Much of Mad Families is devoted to the families trading racist jokes like, “Did you hear about the Black guy and Mexican guy who opened a restaurant together? It’s called “Nacho Mama”, which are invariably met with explosions of uncontainable laughter. No matter how bad or racist a joke may be, it’s invariably greeted with hoots of joy and riotous guffaws.
It’s often jarring when characters in a comedy crack up. Unless a filmmaker is very careful, it feels like the movie is patting itself on the back, giving itself a little makeshift laugh track and not so implicitly telling the audience, “Oh, this is funny, motherfucker. Our characters are laughing. What makes you so special that you should stay silent?” This is particularly true of Mad Families, where the massive gulf between jokes’ negligible quality and the ecstatic, overjoyed reception they receive is impossible to ignore.

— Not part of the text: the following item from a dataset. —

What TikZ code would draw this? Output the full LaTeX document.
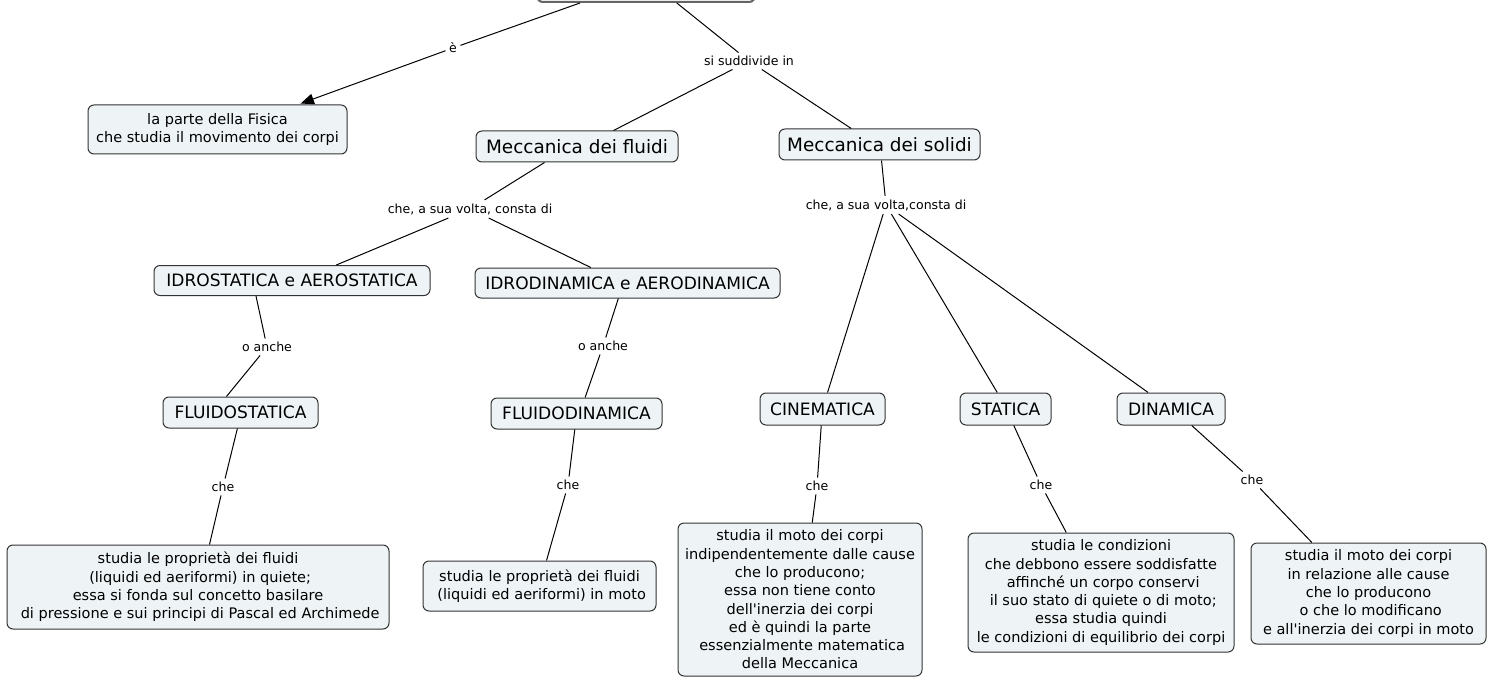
\documentclass[tikz,border=0pt]{standalone}
\usepackage{fontspec}
\setmainfont{DejaVu Sans}[Ligatures=TeXOff]
\usetikzlibrary{calc,arrows.meta}
\definecolor{boxfill}{RGB}{238,244,246}
\definecolor{boxline}{RGB}{51,51,51}
\definecolor{topline}{RGB}{100,100,100}
\begin{document}
\begin{tikzpicture}[x=0.75pt,y=-0.75pt,
 box/.style={draw=boxline,fill=boxfill,rounded corners=4.5pt,line width=0.75pt,align=center,inner sep=0pt},
 txtbox/.style={box,font=\fontsize{10.9}{13.7}\selectfont},
 capbox/.style={box,font=\fontsize{12.8}{15}\selectfont},
 bigbox/.style={box,font=\fontsize{13.8}{16}\selectfont},
 lab/.style={font=\fontsize{9.4}{11}\selectfont,inner sep=2.5pt},
 conn/.style={draw=black,line width=0.75pt}]
\useasboundingbox (0,0) rectangle (1494,677);

% top (cut off) node
\node[draw=topline,line width=1.5pt,fill=white,rounded corners=4.5pt,minimum width=163.5pt,minimum height=30pt,inner sep=0pt] (top) at (646,-18) {};

% concept boxes
\node[txtbox,minimum width=194.25pt,minimum height=36.75pt] (lapart) at (217.5,129.5) {la parte della Fisica\\che studia il movimento dei corpi};
\node[bigbox,minimum width=151.5pt,minimum height=23.25pt] (mf) at (577,146.5) {Meccanica dei fluidi};
\node[bigbox,minimum width=150.75pt,minimum height=23.25pt] (ms) at (879.5,144.5) {Meccanica dei solidi};
\node[capbox,minimum width=207pt,minimum height=22.5pt] (idro) at (292,280.5) {IDROSTATICA e AEROSTATICA};
\node[capbox,minimum width=228.75pt,minimum height=22.5pt] (idrod) at (627.5,283) {IDRODINAMICA e AERODINAMICA};
\node[capbox,minimum width=116.25pt,minimum height=23.25pt] (fls) at (240.5,412.5) {FLUIDOSTATICA};
\node[capbox,minimum width=128.25pt,minimum height=23.25pt] (fld) at (576.5,413.5) {FLUIDODINAMICA};
\node[capbox,minimum width=93.75pt,minimum height=24pt] (cin) at (822.5,409) {CINEMATICA};
\node[capbox,minimum width=68.25pt,minimum height=24pt] (stat) at (1005.5,409) {STATICA};
\node[capbox,minimum width=81pt,minimum height=24pt] (din) at (1171,409) {DINAMICA};

\node[txtbox,minimum width=286.5pt,minimum height=63pt] (fst) at (198,587) {studia le proprietà dei fluidi\\\hspace*{0.3em}(liquidi ed aeriformi) in quiete;\\essa si fonda sul concetto basilare\\\hspace*{0.3em}di pressione e sui principi di Pascal ed Archimede};
\node[txtbox,minimum width=174.75pt,minimum height=37.5pt] (fdt) at (539.5,586) {studia le proprietà dei fluidi\\\hspace*{0.3em}(liquidi ed aeriformi) in moto};
\node[txtbox,minimum width=183pt,minimum height=114.75pt] (ct) at (800,599.5) {studia il moto dei corpi\\indipendentemente dalle cause\\che lo producono;\\essa non tiene conto\\dell'inerzia dei corpi\\ed è quindi la parte\\\hspace*{0.3em}essenzialmente matematica\\della Meccanica};
\node[txtbox,minimum width=199.5pt,minimum height=89.25pt] (st) at (1101,592.5) {studia le condizioni\\che debbono essere soddisfatte\\\hspace*{0.3em}affinché un corpo conservi\\\hspace*{0.3em}il suo stato di quiete o di moto;\\essa studia quindi\\le condizioni di equilibrio dei corpi};
\node[txtbox,minimum width=176.25pt,minimum height=75.75pt] (dt) at (1368.5,593.5) {studia il moto dei corpi\\in relazione alle cause\\che lo producono\\\hspace*{0.3em}o che lo modificano\\e all'inerzia dei corpi in moto};

% linking phrases
\node[lab] (e) at (453,48) {è};
\node[lab] (si) at (749,61) {si suddivide in};
\node[lab] (cf) at (470,209) {che, a sua volta, consta di};
\node[lab] (cs) at (886,205) {che, a sua volta,consta di};
\node[lab] (oa1) at (267,347) {o anche};
\node[lab] (oa2) at (603,346) {o anche};
\node[lab] (c1) at (223,487) {che};
\node[lab] (c2) at (568,485) {che};
\node[lab] (c3) at (817,486) {che};
\node[lab] (c4) at (1041,485) {che};
\node[lab] (c5) at (1252,480) {che};

% attachment points
\coordinate (t1) at ($(top.south west)!0.2!(top.south east)$);
\coordinate (t2) at ($(top.south west)!0.64!(top.south east)$);
\coordinate (lp) at ($(lapart.north west)!0.81!(lapart.north east)$);
\coordinate (mfn) at ($(mf.north west)!0.68!(mf.north east)$);
\coordinate (msn) at ($(ms.north west)!0.36!(ms.north east)$);
\coordinate (mfs) at ($(mf.south west)!0.34!(mf.south east)$);
\coordinate (idn) at ($(idro.north west)!0.66!(idro.north east)$);
\coordinate (iddn) at ($(idrod.north west)!0.38!(idrod.north east)$);
\coordinate (mss) at ($(ms.south west)!0.51!(ms.south east)$);
\coordinate (cinn) at ($(cin.north west)!0.54!(cin.north east)$);
\coordinate (statn) at ($(stat.north west)!0.41!(stat.north east)$);
\coordinate (dinn) at ($(din.north west)!0.29!(din.north east)$);
\coordinate (ids) at ($(idro.south west)!0.37!(idro.south east)$);
\coordinate (flsn) at ($(fls.north west)!0.41!(fls.north east)$);
\coordinate (idds) at ($(idrod.south west)!0.47!(idrod.south east)$);
\coordinate (fldn) at ($(fld.north west)!0.55!(fld.north east)$);
\coordinate (flss) at ($(fls.south west)!0.48!(fls.south east)$);
\coordinate (fstn) at ($(fst.north west)!0.53!(fst.north east)$);
\coordinate (flds) at ($(fld.south west)!0.49!(fld.south east)$);
\coordinate (fdtn) at ($(fdt.north west)!0.53!(fdt.north east)$);
\coordinate (cins) at ($(cin.south west)!0.49!(cin.south east)$);
\coordinate (ctn) at ($(ct.north west)!0.55!(ct.north east)$);
\coordinate (stats) at ($(stat.south west)!0.59!(stat.south east)$);
\coordinate (stn) at ($(st.north west)!0.37!(st.north east)$);
\coordinate (dins) at ($(din.south west)!0.69!(din.south east)$);
\coordinate (dtn) at ($(dt.north west)!0.26!(dt.north east)$);

% connectors
\draw[conn] (t1) -- (e);
\draw[conn,-{Triangle[length=10pt,width=8pt]},shorten >=2pt] (e) -- (lp);
\draw[conn] (t2) -- (si);
\draw[conn] (si) -- (mfn);
\draw[conn] (si) -- (msn);
\draw[conn] (mfs) -- (cf);
\draw[conn] (cf) -- (idn);
\draw[conn] (cf) -- (iddn);
\draw[conn] (mss) -- (cs);
\draw[conn] (cs) -- (cinn);
\draw[conn] (cs) -- (statn);
\draw[conn] (cs) -- (dinn);
\draw[conn] (ids) -- (oa1);
\draw[conn] (oa1) -- (flsn);
\draw[conn] (idds) -- (oa2);
\draw[conn] (oa2) -- (fldn);
\draw[conn] (flss) -- (c1);
\draw[conn] (c1) -- (fstn);
\draw[conn] (flds) -- (c2);
\draw[conn] (c2) -- (fdtn);
\draw[conn] (cins) -- (c3);
\draw[conn] (c3) -- (ctn);
\draw[conn] (stats) -- (c4);
\draw[conn] (c4) -- (stn);
\draw[conn] (dins) -- (c5);
\draw[conn] (c5) -- (dtn);
\end{tikzpicture}
\end{document}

Mad Families desperately wants us to believe that, despite what Liberal busybodies might think, nothing brings people of different races together quite like jokes trading on the kind of racist stereotypes that have historically been used to oppress minorities and justify institutionalized AND personal racism.
After all, if blacks and Mexicans could just laugh unselfconsciously and unashamedly at the kind of racist jokes about them being criminals and degenerates and sub-humans that make racist white people guffaw, then wouldn’t racism, which no longer exists anyway, disappear even more?

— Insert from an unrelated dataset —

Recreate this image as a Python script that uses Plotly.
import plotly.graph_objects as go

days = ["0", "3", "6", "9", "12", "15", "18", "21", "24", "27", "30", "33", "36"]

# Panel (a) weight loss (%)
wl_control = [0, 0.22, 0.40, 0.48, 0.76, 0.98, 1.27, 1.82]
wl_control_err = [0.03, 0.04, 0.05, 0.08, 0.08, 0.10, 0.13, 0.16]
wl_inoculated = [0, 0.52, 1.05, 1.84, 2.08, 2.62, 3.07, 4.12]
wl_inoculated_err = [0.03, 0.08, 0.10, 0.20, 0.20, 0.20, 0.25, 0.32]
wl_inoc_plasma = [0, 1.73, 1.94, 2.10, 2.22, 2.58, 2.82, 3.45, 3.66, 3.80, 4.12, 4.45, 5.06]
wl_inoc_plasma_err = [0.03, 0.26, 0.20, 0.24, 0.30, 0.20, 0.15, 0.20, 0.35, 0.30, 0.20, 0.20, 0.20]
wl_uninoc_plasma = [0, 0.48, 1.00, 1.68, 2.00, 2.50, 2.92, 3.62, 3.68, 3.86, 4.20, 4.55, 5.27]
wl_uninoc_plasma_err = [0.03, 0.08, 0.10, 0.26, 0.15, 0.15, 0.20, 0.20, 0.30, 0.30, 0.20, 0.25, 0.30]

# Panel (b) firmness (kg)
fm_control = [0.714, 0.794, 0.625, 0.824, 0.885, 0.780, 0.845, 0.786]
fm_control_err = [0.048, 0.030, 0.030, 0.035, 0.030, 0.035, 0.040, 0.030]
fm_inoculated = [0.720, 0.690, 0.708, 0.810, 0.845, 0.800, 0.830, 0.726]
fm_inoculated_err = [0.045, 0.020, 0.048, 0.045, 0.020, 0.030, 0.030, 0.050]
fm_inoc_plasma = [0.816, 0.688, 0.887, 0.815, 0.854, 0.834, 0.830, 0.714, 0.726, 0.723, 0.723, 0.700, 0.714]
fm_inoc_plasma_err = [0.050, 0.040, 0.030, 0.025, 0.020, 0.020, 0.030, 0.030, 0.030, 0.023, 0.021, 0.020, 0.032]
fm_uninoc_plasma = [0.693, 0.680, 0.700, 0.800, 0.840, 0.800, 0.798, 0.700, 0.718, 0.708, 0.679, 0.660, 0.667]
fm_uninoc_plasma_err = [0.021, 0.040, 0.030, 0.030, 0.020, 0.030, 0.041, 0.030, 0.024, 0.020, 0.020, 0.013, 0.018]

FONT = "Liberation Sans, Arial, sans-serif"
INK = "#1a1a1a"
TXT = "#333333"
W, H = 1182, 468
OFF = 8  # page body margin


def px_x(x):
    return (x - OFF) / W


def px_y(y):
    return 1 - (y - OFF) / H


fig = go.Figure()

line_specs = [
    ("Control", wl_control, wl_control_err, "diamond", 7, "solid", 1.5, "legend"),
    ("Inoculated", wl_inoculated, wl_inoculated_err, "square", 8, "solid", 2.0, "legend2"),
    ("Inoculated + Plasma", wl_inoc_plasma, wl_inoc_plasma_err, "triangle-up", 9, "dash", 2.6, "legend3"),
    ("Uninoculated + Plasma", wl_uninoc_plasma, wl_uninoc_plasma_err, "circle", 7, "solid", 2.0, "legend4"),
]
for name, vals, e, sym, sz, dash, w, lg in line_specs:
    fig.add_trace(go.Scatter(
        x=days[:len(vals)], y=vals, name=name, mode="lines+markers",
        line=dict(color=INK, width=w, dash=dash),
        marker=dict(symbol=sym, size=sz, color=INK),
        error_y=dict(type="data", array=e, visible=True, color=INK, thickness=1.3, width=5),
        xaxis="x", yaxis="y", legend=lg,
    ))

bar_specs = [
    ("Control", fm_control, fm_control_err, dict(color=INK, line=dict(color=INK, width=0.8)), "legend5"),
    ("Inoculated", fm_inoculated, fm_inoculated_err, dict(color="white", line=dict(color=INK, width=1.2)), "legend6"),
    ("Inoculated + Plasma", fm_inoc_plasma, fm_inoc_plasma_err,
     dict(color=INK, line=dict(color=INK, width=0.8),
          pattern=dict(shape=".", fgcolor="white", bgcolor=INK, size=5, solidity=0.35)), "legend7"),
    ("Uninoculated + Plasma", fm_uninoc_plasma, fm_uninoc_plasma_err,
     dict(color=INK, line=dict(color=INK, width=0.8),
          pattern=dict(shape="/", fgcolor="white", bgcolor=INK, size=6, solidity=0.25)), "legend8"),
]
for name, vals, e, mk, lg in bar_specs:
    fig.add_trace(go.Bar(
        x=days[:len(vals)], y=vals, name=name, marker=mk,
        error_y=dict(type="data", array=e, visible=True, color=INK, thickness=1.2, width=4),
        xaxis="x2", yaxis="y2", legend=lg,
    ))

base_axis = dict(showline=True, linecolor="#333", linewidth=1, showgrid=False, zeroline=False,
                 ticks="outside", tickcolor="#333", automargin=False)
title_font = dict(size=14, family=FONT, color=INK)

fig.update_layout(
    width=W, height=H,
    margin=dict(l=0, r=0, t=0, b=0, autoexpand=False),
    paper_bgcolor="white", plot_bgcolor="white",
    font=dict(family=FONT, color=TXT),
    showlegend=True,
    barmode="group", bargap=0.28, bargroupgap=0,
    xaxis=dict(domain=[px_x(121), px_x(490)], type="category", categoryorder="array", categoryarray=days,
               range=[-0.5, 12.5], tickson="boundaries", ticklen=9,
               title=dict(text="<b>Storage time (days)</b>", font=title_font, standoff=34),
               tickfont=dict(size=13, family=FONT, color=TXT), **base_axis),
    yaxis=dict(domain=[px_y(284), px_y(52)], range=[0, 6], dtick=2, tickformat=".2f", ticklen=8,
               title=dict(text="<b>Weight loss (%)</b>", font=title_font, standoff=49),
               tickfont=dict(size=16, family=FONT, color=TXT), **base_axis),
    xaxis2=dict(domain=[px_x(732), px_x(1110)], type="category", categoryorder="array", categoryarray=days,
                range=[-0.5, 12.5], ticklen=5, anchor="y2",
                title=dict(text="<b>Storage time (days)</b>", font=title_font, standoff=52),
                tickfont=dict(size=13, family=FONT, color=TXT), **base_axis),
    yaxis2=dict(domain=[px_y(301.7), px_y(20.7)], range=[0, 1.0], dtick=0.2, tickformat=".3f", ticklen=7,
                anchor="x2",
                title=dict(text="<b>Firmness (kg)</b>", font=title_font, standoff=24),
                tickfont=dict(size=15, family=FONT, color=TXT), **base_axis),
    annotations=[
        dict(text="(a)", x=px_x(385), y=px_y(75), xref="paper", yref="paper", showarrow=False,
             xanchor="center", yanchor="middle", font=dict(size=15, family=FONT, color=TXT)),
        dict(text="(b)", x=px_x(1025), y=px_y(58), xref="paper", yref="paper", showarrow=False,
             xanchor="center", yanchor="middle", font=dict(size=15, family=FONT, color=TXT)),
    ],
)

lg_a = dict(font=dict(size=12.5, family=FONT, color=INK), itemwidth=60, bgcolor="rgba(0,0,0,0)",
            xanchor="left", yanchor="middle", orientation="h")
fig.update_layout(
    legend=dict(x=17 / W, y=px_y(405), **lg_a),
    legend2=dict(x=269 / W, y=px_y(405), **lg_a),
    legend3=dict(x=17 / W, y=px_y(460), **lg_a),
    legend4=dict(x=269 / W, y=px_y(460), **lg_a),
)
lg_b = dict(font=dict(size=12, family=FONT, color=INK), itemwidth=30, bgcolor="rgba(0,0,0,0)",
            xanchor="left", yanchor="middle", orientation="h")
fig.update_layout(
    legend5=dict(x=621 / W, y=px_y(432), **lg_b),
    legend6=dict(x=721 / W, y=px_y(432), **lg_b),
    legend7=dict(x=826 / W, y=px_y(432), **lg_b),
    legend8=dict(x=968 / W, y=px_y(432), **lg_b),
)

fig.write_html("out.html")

If co-writers Fred Wolf and David Spade had one wish, they’d give everyone in the world a racist joke to deliver so that mankind could finally transcend racism and achieve true enlightenment. With Mad Families, they give a bored and underwhelmed audience a whole bunch of racist jokes and the result is barely a movie, let alone an unlikely recipe for creating a utopia out of the unlikely tools of laziness and bigoted humor.